Q: Where do you live now?
A: We live in our friends' house - they are wonderful people indeed, the best I have ever met. There is simply no way for my family and me to show them how much we appreciate all their help and their support. We'll stay forever in their debt.
Q: Do you see, anywhere in future, the possibility for you and your family to go back to Kosovo?
A: I am sorry I have to say it, but no, I see no possibility for that, even in the distant future. The situation in Kosovo will remain unstable and unsafe in the years to come. There's no life there for us... Even if things do get better someday, we'll always be traitors for our compatriots. They want to live in some imaginary state, some Great Albania, and they don't even know this state will never exist...
Me, I want to live in Yugoslavia...
The Western media portrays stick-figure ethnic Albanians who freely support the Kosovo Liberation Army (KLA) in revenge for alleged "Serbian government atrocities." But if the Yugoslav forces committed large-scale war crimes, where are the bodies? An army of NATO-organized forensic experts has scoured Kosovo for six months but they've basically come up with nothing.
This is analyzed in Spinning the Kill: Albright's
Tribunal Hastens to Save a Lie
In the interview above, Agim K. says some Albanian men joined the KLA freely while others joined out of fear. What motivated those who joined of their own free will?
In The roots of Kosovo fascism
The Nazi's were defeated but the racist movement was not crushed. It fed on the myth of Albanian racial superiority taught by the Nazi's and it adapted to Socialist Yugoslavia, working inside and outside the system and terrorizing Serbs, "Gypsies" and other minorities.

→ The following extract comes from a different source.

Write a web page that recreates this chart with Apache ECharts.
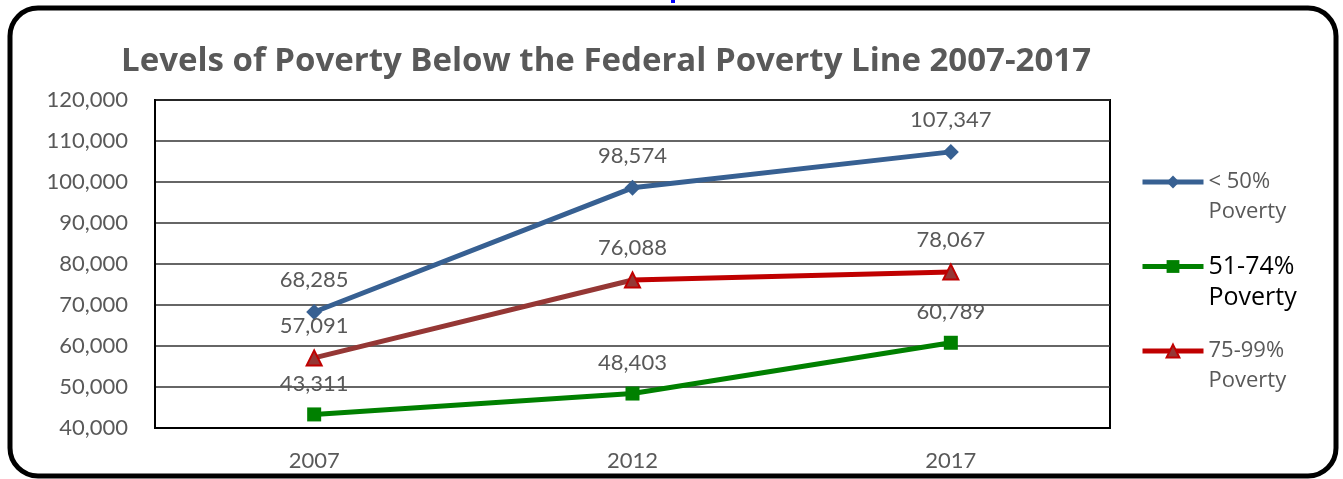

This is discussed in the interview Nightmare with the Best Intentions at (http://emperors-clothes.com/interviews/tika.htm )
When their power was challenged in Kosovo starting in 1987, the racist forces reacted with fury. They launched an all-out campaign, with Western support, to secede from Serbia and re-create the Greater Albania that existed during World War II as part of the Nazi empire.
The tragedy of Kosovo is that the US and Germany have brought open fascism back to full power while banishing not only Serbs, "Gypsies", Jews and other minorities but also the many Albanians who, like Agim K., believe in brotherhood. And all this in the name of "creating a multiethnic society."